To stress again, this bug is not about wrong display of characters, wrong Strings being passed to MySQL or wrong locale setup. In the JDBC testcase, I can confirm 100% that the String I use for comparison is a validly encoded Java UTF-16 String. In the console setup, in both cases I'm using only simple ASCII characters, so a latin1 encoded string is absolutely identical to a UTF-8 string. You might want to test running the attached example, it should be easy to set up, and exhibits the problem quite clearly.

I've also made sure that content in the database is indeed stored as UTF-8 (using your LENGTH trick), and that my console setup and Java stuff is correctly encoded, too. It's all fine, and I also don't think that the problem is in those things.

The synopsis about character set autodetection might be wrong. It appears to me that this is somehow related to the way IN queries are handled?

>> I don't think that this is not a bug.

> Uh, as in German double negation (meaning true) or in American double negation (meaning false)? :-)

As German I would interpret this as (- * - = +). But it's just a typo. One "not" is too much in that sentense.

Btw. you don't stress.

Back to the topic:
I'll test it with newest version.
MySQL 5.0.45 is quiete old. Please also test with newest Version MySQL 5.0.51a.

Do you still have problems with this by using newer version like MySQL 5.0.51b?

No feedback was provided for this bug for over a month, so it is
being suspended automatically.
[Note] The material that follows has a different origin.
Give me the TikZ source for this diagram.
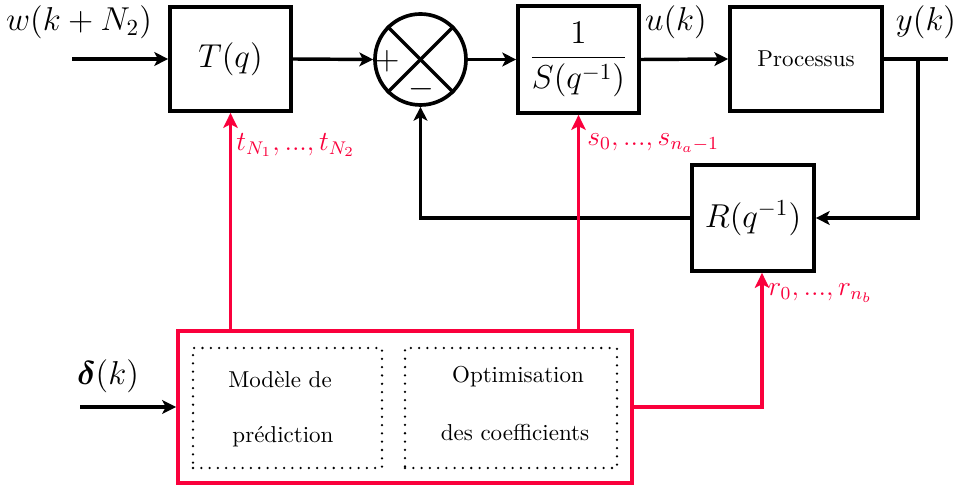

If you are able to provide the
information that was originally requested, please do so and change
the status of the bug back to "Open".

I have tested this with MySQL 5.0.67 (installed via MacPorts), and I can confirm that the problem persists.

Martin,

many thanks for writing a bug report.

Unfortunately, this is not a bug.

The default value for character_set_server is latin1.

You only can change it by changing this value in your my.cnf or during compiling.
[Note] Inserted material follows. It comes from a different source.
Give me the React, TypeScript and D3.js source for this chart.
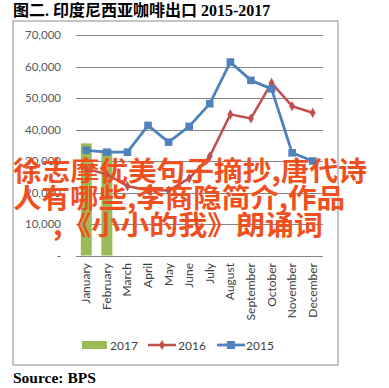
import * as React from "react";
import * as d3 from "d3";

const months = ["January", "February", "March", "April", "May", "June", "July", "August", "September", "October", "November", "December"];
const yTicks = [0, 10000, 20000, 30000, 40000, 50000, 60000, 70000];
const exports2017 = [35600, 33600];
const exports2016 = [27500, 25800, 22000, 20800, 20600, 24500, 31500, 44800, 43500, 54800, 47400, 45300];
const exports2015 = [33400, 32800, 32800, 41300, 36000, 41000, 48200, 61400, 55600, 52900, 32600, 30000];
const watermark = ["徐志摩优美句子摘抄,唐代诗", "人有哪些,李商隐简介,作品", ",《小小的我》朗诵词"];

const GREEN = "#9BBB59";
const RED = "#C0504D";
const BLUE = "#4F81BD";
const LABEL_FONT = "Lato, 'Open Sans', sans-serif";

export default function App() {
    const width = 389;
    const height = 388;

    const x = d3.scaleBand<string>().domain(months).range([76, 323]);
    const y = d3.scaleLinear().domain([0, 70000]).range([255.5, 35]);
    const barW = x.bandwidth() * 0.53;

    const line = d3.line<number>()
        .x((d, i) => (x(months[i]) as number) + x.bandwidth() / 2)
        .y(d => y(d));

    const cx = (i: number) => (x(months[i]) as number) + x.bandwidth() / 2;
    const diamond = d3.symbol().type(d3.symbolDiamond).size(30)() as string;

    return (
        <svg width={width} height={height} style={{ position: "absolute", left: 0, top: 0, background: "#fff" }}>
            <text x={13} y={16} fontFamily="'Liberation Serif', 'Noto Sans CJK SC', serif" fontWeight="bold" fontSize={16} fill="#000">图二. 印度尼西亚咖啡出口 2015-2017</text>
            <rect x={13} y={21} width={325} height={344} fill="#fff" stroke="#8c8c8c" strokeWidth={1} />

            {/* grid + y labels */}
            {yTicks.map(t => (
                <g key={t}>
                    <line x1={76} x2={323} y1={Math.round(y(t)) + 0.5} y2={Math.round(y(t)) + 0.5} stroke="#868686" strokeWidth={1} />
                    <text x={61} y={y(t) + 4} textAnchor="end" fontFamily={LABEL_FONT} fontSize={11.5} fill="#595959">
                        {t === 0 ? "-" : d3.format(",")(t)}
                    </text>
                </g>
            ))}

            {/* 2017 bars */}
            {exports2017.map((v, i) => (
                <rect key={i} x={cx(i) - barW / 2} y={y(v)} width={barW} height={y(0) - y(v)} fill={GREEN} />
            ))}

            {/* 2016 line */}
            <path d={line(exports2016) as string} fill="none" stroke={RED} strokeWidth={2.5} strokeLinejoin="round" />
            {exports2016.map((v, i) => (
                <path key={i} d={diamond} transform={`translate(${cx(i)},${y(v)})`} fill={RED} />
            ))}

            {/* 2015 line */}
            <path d={line(exports2015) as string} fill="none" stroke={BLUE} strokeWidth={2.8} strokeLinejoin="round" />
            {exports2015.map((v, i) => (
                <rect key={i} x={cx(i) - 3.8} y={y(v) - 3.8} width={7.6} height={7.6} fill={BLUE} />
            ))}

            {/* month labels */}
            {months.map((m, i) => (
                <text key={m} transform={`translate(${cx(i) + 4},263) rotate(-90)`} textAnchor="end" fontFamily={LABEL_FONT} fontSize={12} fill="#404040">{m}</text>
            ))}

            {/* legend */}
            <rect x={82} y={341} width={25} height={8} fill={GREEN} />
            <text x={110} y={349.5} fontFamily={LABEL_FONT} fontSize={12} fill="#404040">2017</text>
            <line x1={148} x2={176} y1={345} y2={345} stroke={RED} strokeWidth={2.5} />
            <path d={diamond} transform="translate(162,345)" fill={RED} />
            <text x={178} y={349.5} fontFamily={LABEL_FONT} fontSize={12} fill="#404040">2016</text>
            <line x1={217} x2={245} y1={345} y2={345} stroke={BLUE} strokeWidth={2.8} />
            <rect x={227} y={341} width={8} height={8} fill={BLUE} />
            <text x={246} y={349.5} fontFamily={LABEL_FONT} fontSize={12} fill="#404040">2015</text>

            <text x={13} y={383} fontFamily="'Liberation Serif', serif" fontWeight="bold" fontSize={15.5} fill="#000">Source: BPS</text>

            {/* watermark overlay */}
            <g fontFamily="'Noto Sans CJK SC', sans-serif" fontSize={27} fill="#F0501E" fontWeight={700}>
                <text x={13} y={181} textLength={354} lengthAdjust="spacingAndGlyphs">{watermark[0]}</text>
                <text x={13} y={208} textLength={332} lengthAdjust="spacingAndGlyphs">{watermark[1]}</text>
                <text x={53} y={235} textLength={270} lengthAdjust="spacingAndGlyphs">{watermark[2]}</text>
            </g>
        </svg>
    );
}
When you don't let the system know that you want utf8 as default (by telling it during compiling or at my.cnf) the system will take latin1.

I don't think that this is not a bug.

You have two communicating entities, and both know their respective character set. Why can't they make this out?

Beyond that, I find it highly dangerous that this silent data loss happens, without any errors given. I can't really think that this should be expected behaviour with a missing parameter casing erroneous behaviour for some queries. In particular as this query doesn't even use UTF8.

Thought experiment: what if I wanted to talk to the database in latin1 on purpose, e.g. to reduce the amount of checking in the database driver or something like that? I would always run into this error in some cases.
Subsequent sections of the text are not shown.